WORK TO DO => Find each line with the string "this" and copy it.
## START DATA SHOWN
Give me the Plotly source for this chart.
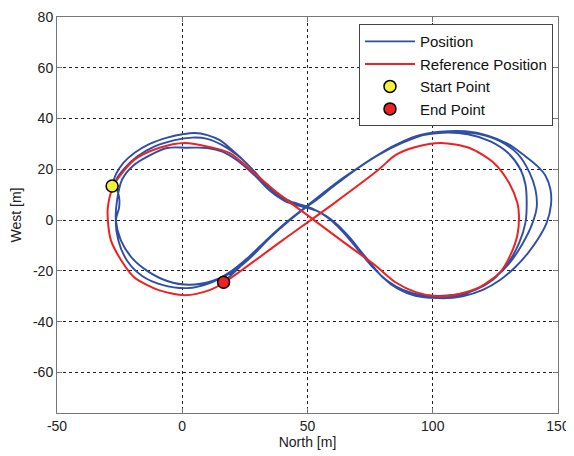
## END DATA SHOWN
## START DATA SHOWN
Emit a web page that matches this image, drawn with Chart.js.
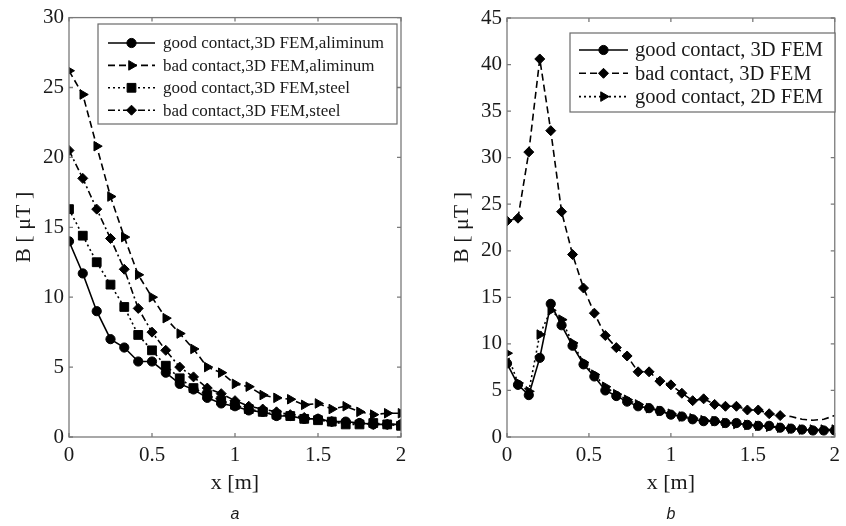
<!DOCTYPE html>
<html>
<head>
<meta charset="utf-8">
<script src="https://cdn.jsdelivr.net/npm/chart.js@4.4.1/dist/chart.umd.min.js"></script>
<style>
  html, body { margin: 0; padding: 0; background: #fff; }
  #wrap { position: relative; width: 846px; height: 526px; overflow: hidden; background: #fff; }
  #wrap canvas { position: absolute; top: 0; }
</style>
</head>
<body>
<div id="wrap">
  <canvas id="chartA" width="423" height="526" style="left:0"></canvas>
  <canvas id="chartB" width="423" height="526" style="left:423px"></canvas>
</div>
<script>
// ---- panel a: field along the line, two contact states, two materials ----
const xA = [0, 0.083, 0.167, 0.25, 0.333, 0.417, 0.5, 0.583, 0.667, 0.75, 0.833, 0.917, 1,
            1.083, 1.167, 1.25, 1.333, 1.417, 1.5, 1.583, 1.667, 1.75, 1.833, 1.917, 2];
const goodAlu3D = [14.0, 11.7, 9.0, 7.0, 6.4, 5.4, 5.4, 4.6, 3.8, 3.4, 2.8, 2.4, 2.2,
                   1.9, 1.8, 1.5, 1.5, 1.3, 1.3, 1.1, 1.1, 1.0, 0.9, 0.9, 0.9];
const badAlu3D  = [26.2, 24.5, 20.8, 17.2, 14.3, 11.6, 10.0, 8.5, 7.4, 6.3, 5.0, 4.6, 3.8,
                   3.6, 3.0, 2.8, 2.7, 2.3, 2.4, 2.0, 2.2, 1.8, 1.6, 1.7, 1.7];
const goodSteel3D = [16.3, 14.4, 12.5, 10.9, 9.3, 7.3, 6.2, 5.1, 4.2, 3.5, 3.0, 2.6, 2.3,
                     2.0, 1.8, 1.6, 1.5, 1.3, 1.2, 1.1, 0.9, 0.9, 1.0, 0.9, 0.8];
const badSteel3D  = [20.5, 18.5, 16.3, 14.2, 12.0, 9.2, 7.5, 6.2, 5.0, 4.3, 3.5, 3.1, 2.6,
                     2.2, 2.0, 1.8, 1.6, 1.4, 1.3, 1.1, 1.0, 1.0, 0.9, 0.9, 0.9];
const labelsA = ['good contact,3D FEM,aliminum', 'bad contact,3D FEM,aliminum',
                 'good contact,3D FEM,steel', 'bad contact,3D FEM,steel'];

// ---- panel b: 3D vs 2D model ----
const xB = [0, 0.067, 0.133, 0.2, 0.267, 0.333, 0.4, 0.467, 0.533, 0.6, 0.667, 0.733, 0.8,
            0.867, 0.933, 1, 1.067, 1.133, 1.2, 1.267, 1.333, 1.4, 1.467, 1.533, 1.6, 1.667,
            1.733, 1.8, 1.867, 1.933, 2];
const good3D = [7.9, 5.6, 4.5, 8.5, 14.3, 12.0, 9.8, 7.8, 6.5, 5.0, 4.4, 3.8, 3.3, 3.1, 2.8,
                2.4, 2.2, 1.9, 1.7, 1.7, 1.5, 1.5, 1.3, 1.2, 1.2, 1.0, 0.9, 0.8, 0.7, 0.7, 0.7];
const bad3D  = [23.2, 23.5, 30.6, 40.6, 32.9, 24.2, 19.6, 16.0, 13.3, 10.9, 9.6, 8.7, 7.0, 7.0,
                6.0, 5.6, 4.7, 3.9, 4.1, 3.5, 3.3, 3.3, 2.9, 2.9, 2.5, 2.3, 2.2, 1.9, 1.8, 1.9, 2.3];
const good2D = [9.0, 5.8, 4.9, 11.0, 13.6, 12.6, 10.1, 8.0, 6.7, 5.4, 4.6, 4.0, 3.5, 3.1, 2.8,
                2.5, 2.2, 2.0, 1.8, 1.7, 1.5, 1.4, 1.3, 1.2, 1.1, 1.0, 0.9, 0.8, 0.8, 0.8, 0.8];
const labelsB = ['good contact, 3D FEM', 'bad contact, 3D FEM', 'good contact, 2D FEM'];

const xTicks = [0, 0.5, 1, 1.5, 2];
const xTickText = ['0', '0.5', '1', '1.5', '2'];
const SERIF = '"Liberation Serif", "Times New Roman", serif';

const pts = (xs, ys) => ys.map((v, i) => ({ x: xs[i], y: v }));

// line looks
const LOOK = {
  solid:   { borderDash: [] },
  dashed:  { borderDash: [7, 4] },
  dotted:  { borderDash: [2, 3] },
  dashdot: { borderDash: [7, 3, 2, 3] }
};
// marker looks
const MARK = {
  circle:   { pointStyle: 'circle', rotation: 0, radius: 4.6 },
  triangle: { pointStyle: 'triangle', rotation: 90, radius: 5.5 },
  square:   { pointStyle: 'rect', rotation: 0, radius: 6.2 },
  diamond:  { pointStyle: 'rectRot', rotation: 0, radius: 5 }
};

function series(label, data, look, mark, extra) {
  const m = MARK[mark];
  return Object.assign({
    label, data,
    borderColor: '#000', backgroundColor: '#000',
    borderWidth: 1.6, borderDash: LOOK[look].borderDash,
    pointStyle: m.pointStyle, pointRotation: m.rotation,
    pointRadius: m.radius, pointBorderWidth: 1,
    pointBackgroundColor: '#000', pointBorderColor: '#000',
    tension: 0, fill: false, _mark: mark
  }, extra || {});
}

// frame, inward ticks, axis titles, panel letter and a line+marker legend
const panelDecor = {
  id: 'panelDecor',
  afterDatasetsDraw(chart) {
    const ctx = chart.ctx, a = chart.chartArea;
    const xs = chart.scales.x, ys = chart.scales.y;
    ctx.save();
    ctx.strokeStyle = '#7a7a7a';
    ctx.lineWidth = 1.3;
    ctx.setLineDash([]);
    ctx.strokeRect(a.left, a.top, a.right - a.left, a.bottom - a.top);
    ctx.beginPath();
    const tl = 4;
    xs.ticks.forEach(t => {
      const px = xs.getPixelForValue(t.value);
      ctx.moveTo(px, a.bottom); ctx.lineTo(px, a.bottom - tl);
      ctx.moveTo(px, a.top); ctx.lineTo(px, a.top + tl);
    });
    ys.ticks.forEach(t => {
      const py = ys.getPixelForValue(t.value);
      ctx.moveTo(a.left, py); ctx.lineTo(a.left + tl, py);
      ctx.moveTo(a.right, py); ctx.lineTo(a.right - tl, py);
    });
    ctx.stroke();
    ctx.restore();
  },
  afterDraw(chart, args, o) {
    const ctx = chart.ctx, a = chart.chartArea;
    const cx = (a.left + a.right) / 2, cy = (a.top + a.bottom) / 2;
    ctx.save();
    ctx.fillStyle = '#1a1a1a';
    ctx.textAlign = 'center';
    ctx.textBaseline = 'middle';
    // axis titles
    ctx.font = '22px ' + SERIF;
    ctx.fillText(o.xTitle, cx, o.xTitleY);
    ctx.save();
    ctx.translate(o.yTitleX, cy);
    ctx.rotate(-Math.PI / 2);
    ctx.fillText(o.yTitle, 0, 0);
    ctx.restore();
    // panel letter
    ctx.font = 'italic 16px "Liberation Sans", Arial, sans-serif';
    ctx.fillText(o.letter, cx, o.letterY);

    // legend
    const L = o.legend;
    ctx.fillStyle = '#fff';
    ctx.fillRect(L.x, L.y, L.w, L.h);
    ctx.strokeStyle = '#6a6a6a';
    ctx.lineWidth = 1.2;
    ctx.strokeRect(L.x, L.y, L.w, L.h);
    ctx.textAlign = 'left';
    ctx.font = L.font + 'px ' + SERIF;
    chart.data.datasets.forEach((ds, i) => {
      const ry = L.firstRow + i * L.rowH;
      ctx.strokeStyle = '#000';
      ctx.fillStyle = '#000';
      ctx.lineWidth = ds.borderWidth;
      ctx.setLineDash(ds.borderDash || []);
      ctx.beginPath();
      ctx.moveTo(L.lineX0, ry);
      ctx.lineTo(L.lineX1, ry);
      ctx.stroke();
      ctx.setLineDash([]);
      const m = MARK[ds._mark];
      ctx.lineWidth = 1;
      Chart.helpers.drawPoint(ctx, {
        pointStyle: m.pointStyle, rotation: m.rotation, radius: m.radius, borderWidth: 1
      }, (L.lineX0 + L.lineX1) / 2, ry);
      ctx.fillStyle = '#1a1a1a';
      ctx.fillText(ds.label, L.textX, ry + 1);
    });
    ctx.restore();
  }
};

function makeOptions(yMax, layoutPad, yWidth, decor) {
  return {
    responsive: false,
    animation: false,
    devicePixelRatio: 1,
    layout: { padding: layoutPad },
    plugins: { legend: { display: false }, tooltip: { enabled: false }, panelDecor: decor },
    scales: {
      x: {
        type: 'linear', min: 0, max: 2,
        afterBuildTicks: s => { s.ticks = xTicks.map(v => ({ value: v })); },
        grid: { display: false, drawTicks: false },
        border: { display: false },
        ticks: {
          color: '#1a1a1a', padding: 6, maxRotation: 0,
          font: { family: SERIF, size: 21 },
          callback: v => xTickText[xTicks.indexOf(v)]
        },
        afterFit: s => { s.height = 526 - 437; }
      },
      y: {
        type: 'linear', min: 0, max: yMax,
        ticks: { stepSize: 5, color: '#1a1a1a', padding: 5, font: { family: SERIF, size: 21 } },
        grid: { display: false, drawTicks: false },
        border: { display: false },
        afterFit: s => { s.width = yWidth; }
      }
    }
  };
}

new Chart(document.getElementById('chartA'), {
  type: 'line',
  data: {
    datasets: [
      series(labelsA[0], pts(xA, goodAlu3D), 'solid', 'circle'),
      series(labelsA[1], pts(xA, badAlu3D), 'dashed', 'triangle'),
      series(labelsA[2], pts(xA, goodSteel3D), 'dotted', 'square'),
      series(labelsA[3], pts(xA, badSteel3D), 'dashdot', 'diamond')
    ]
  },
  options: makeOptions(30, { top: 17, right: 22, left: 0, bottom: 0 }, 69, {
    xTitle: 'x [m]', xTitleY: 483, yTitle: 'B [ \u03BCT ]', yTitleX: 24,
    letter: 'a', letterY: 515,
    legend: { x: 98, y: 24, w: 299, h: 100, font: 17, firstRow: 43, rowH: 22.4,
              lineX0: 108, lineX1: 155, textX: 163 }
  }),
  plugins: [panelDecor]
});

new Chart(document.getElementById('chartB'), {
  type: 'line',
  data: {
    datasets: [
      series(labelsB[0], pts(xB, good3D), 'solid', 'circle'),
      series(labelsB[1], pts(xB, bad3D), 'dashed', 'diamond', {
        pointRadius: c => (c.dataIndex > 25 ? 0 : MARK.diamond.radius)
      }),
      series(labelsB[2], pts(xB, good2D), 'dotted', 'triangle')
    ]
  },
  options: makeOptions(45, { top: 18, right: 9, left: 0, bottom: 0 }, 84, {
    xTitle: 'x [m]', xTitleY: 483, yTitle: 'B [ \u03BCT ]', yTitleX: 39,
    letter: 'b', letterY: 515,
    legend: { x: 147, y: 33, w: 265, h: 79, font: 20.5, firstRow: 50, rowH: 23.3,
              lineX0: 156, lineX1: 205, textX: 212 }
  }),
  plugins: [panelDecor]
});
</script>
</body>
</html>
## END DATA SHOWN
EXERCISE ANSWER =>
Give me the Plotly source for this chart.
Emit a web page that matches this image, drawn with Chart.js.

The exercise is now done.